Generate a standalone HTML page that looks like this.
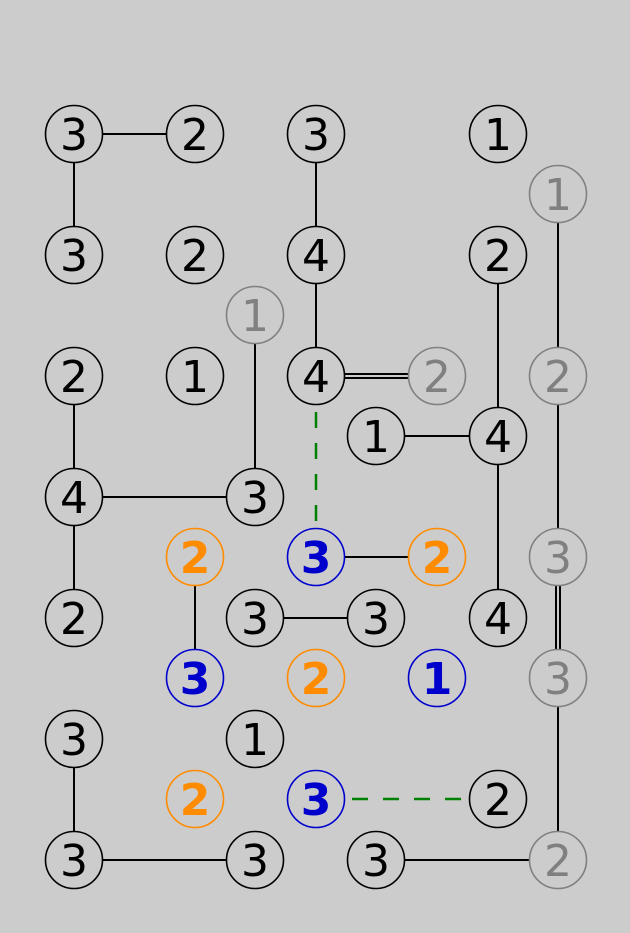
<!DOCTYPE html>
<html><head><style>html,body{margin:0;padding:0;background:#cccccc}svg{display:block}</style></head><body>
<svg width="630" height="933" xmlns="http://www.w3.org/2000/svg">
<rect width="630" height="933" fill="#cccccc"/>
<g stroke="#000" stroke-width="2" fill="none">
<line x1="74" y1="134" x2="195" y2="134"/>
<line x1="74" y1="134" x2="74" y2="255"/>
<line x1="316" y1="134" x2="316" y2="376"/>
<line x1="316" y1="374" x2="437" y2="374"/>
<line x1="316" y1="378" x2="437" y2="378"/>
<line x1="558" y1="194" x2="558" y2="557"/>
<line x1="556" y1="557" x2="556" y2="678"/>
<line x1="560" y1="557" x2="560" y2="678"/>
<line x1="558" y1="678" x2="558" y2="860"/>
<line x1="498" y1="255" x2="498" y2="618"/>
<line x1="376" y1="436" x2="498" y2="436"/>
<line x1="255" y1="315" x2="255" y2="497"/>
<line x1="74" y1="376" x2="74" y2="618"/>
<line x1="74" y1="497" x2="255" y2="497"/>
<line x1="316" y1="557" x2="437" y2="557"/>
<line x1="195" y1="557" x2="195" y2="678"/>
<line x1="255" y1="618" x2="376" y2="618"/>
<line x1="74" y1="739" x2="74" y2="860"/>
<line x1="74" y1="860" x2="255" y2="860"/>
<line x1="376" y1="860" x2="558" y2="860"/>
</g>
<g stroke="#008000" stroke-width="2.5" stroke-dasharray="16,15">
<line x1="316" y1="412" x2="316" y2="528"/>
<line x1="352" y1="799" x2="470" y2="799"/>
</g>
<g font-family="'DejaVu Sans','Liberation Sans',sans-serif" font-size="44" text-anchor="middle" stroke-width="1.6">
<g fill="#ccc" stroke="#000">
<circle cx="74" cy="134" r="28.5"/><circle cx="195" cy="134" r="28.5"/><circle cx="316" cy="134" r="28.5"/><circle cx="498" cy="134" r="28.5"/>
<circle cx="74" cy="255" r="28.5"/><circle cx="195" cy="255" r="28.5"/><circle cx="316" cy="255" r="28.5"/><circle cx="498" cy="255" r="28.5"/>
<circle cx="74" cy="376" r="28.5"/><circle cx="195" cy="376" r="28.5"/><circle cx="316" cy="376" r="28.5"/>
<circle cx="376" cy="436" r="28.5"/><circle cx="498" cy="436" r="28.5"/>
<circle cx="74" cy="497" r="28.5"/><circle cx="255" cy="497" r="28.5"/>
<circle cx="74" cy="618" r="28.5"/><circle cx="255" cy="618" r="28.5"/><circle cx="376" cy="618" r="28.5"/><circle cx="498" cy="618" r="28.5"/>
<circle cx="74" cy="739" r="28.5"/><circle cx="255" cy="739" r="28.5"/>
<circle cx="498" cy="799" r="28.5"/>
<circle cx="74" cy="860" r="28.5"/><circle cx="255" cy="860" r="28.5"/><circle cx="376" cy="860" r="28.5"/>
</g>
<g fill="#ccc" stroke="#808080">
<circle cx="558" cy="194" r="28.5"/><circle cx="255" cy="315" r="28.5"/><circle cx="437" cy="376" r="28.5"/><circle cx="558" cy="376" r="28.5"/>
<circle cx="558" cy="557" r="28.5"/><circle cx="558" cy="678" r="28.5"/><circle cx="558" cy="860" r="28.5"/>
</g>
<g fill="#ccc" stroke="#ff8c00">
<circle cx="195" cy="557" r="28.5"/><circle cx="437" cy="557" r="28.5"/><circle cx="316" cy="678" r="28.5"/><circle cx="195" cy="799" r="28.5"/>
</g>
<g fill="#ccc" stroke="#0000cd">
<circle cx="316" cy="557" r="28.5"/><circle cx="195" cy="678" r="28.5"/><circle cx="437" cy="678" r="28.5"/><circle cx="316" cy="799" r="28.5"/>
</g>
<g fill="#000">
<text x="74" y="150">3</text><text x="195" y="150">2</text><text x="316" y="150">3</text><text x="498" y="150">1</text>
<text x="74" y="271">3</text><text x="195" y="271">2</text><text x="316" y="271">4</text><text x="498" y="271">2</text>
<text x="74" y="392">2</text><text x="195" y="392">1</text><text x="316" y="392">4</text>
<text x="376" y="452">1</text><text x="498" y="452">4</text>
<text x="74" y="513">4</text><text x="255" y="513">3</text>
<text x="74" y="634">2</text><text x="255" y="634">3</text><text x="376" y="634">3</text><text x="498" y="634">4</text>
<text x="74" y="755">3</text><text x="255" y="755">1</text>
<text x="498" y="815">2</text>
<text x="74" y="876">3</text><text x="255" y="876">3</text><text x="376" y="876">3</text>
</g>
<g fill="#808080">
<text x="558" y="210">1</text><text x="255" y="331">1</text><text x="437" y="392">2</text><text x="558" y="392">2</text>
<text x="558" y="573">3</text><text x="558" y="694">3</text><text x="558" y="876">2</text>
</g>
<g fill="#ff8c00" font-weight="bold">
<text x="195" y="573">2</text><text x="437" y="573">2</text><text x="316" y="694">2</text><text x="195" y="815">2</text>
</g>
<g fill="#0000cd" font-weight="bold">
<text x="316" y="573">3</text><text x="195" y="694">3</text><text x="437" y="694">1</text><text x="316" y="815">3</text>
</g>
</g>
</svg>
</body></html>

__________________________________________________

Copy the material shown above in full and exactly. Skip the pictures.

Generate a standalone HTML page that looks like this.
<!DOCTYPE html>
<html><head><style>html,body{margin:0;padding:0;background:#cccccc}svg{display:block}</style></head><body>
<svg width="630" height="933" xmlns="http://www.w3.org/2000/svg">
<rect width="630" height="933" fill="#cccccc"/>
<g stroke="#000" stroke-width="2" fill="none">
<line x1="74" y1="134" x2="195" y2="134"/>
<line x1="74" y1="134" x2="74" y2="255"/>
<line x1="316" y1="134" x2="316" y2="376"/>
<line x1="316" y1="374" x2="437" y2="374"/>
<line x1="316" y1="378" x2="437" y2="378"/>
<line x1="558" y1="194" x2="558" y2="557"/>
<line x1="556" y1="557" x2="556" y2="678"/>
<line x1="560" y1="557" x2="560" y2="678"/>
<line x1="558" y1="678" x2="558" y2="860"/>
<line x1="498" y1="255" x2="498" y2="618"/>
<line x1="376" y1="436" x2="498" y2="436"/>
<line x1="255" y1="315" x2="255" y2="497"/>
<line x1="74" y1="376" x2="74" y2="618"/>
<line x1="74" y1="497" x2="255" y2="497"/>
<line x1="316" y1="557" x2="437" y2="557"/>
<line x1="195" y1="557" x2="195" y2="678"/>
<line x1="255" y1="618" x2="376" y2="618"/>
<line x1="74" y1="739" x2="74" y2="860"/>
<line x1="74" y1="860" x2="255" y2="860"/>
<line x1="376" y1="860" x2="558" y2="860"/>
</g>
<g stroke="#008000" stroke-width="2.5" stroke-dasharray="16,15">
<line x1="316" y1="412" x2="316" y2="528"/>
<line x1="352" y1="799" x2="470" y2="799"/>
</g>
<g font-family="'DejaVu Sans','Liberation Sans',sans-serif" font-size="44" text-anchor="middle" stroke-width="1.6">
<g fill="#ccc" stroke="#000">
<circle cx="74" cy="134" r="28.5"/><circle cx="195" cy="134" r="28.5"/><circle cx="316" cy="134" r="28.5"/><circle cx="498" cy="134" r="28.5"/>
<circle cx="74" cy="255" r="28.5"/><circle cx="195" cy="255" r="28.5"/><circle cx="316" cy="255" r="28.5"/><circle cx="498" cy="255" r="28.5"/>
<circle cx="74" cy="376" r="28.5"/><circle cx="195" cy="376" r="28.5"/><circle cx="316" cy="376" r="28.5"/>
<circle cx="376" cy="436" r="28.5"/><circle cx="498" cy="436" r="28.5"/>
<circle cx="74" cy="497" r="28.5"/><circle cx="255" cy="497" r="28.5"/>
<circle cx="74" cy="618" r="28.5"/><circle cx="255" cy="618" r="28.5"/><circle cx="376" cy="618" r="28.5"/><circle cx="498" cy="618" r="28.5"/>
<circle cx="74" cy="739" r="28.5"/><circle cx="255" cy="739" r="28.5"/>
<circle cx="498" cy="799" r="28.5"/>
<circle cx="74" cy="860" r="28.5"/><circle cx="255" cy="860" r="28.5"/><circle cx="376" cy="860" r="28.5"/>
</g>
<g fill="#ccc" stroke="#808080">
<circle cx="558" cy="194" r="28.5"/><circle cx="255" cy="315" r="28.5"/><circle cx="437" cy="376" r="28.5"/><circle cx="558" cy="376" r="28.5"/>
<circle cx="558" cy="557" r="28.5"/><circle cx="558" cy="678" r="28.5"/><circle cx="558" cy="860" r="28.5"/>
</g>
<g fill="#ccc" stroke="#ff8c00">
<circle cx="195" cy="557" r="28.5"/><circle cx="437" cy="557" r="28.5"/><circle cx="316" cy="678" r="28.5"/><circle cx="195" cy="799" r="28.5"/>
</g>
<g fill="#ccc" stroke="#0000cd">
<circle cx="316" cy="557" r="28.5"/><circle cx="195" cy="678" r="28.5"/><circle cx="437" cy="678" r="28.5"/><circle cx="316" cy="799" r="28.5"/>
</g>
<g fill="#000">
<text x="74" y="150">3</text><text x="195" y="150">2</text><text x="316" y="150">3</text><text x="498" y="150">1</text>
<text x="74" y="271">3</text><text x="195" y="271">2</text><text x="316" y="271">4</text><text x="498" y="271">2</text>
<text x="74" y="392">2</text><text x="195" y="392">1</text><text x="316" y="392">4</text>
<text x="376" y="452">1</text><text x="498" y="452">4</text>
<text x="74" y="513">4</text><text x="255" y="513">3</text>
<text x="74" y="634">2</text><text x="255" y="634">3</text><text x="376" y="634">3</text><text x="498" y="634">4</text>
<text x="74" y="755">3</text><text x="255" y="755">1</text>
<text x="498" y="815">2</text>
<text x="74" y="876">3</text><text x="255" y="876">3</text><text x="376" y="876">3</text>
</g>
<g fill="#808080">
<text x="558" y="210">1</text><text x="255" y="331">1</text><text x="437" y="392">2</text><text x="558" y="392">2</text>
<text x="558" y="573">3</text><text x="558" y="694">3</text><text x="558" y="876">2</text>
</g>
<g fill="#ff8c00" font-weight="bold">
<text x="195" y="573">2</text><text x="437" y="573">2</text><text x="316" y="694">2</text><text x="195" y="815">2</text>
</g>
<g fill="#0000cd" font-weight="bold">
<text x="316" y="573">3</text><text x="195" y="694">3</text><text x="437" y="694">1</text><text x="316" y="815">3</text>
</g>
</g>
</svg>
</body></html>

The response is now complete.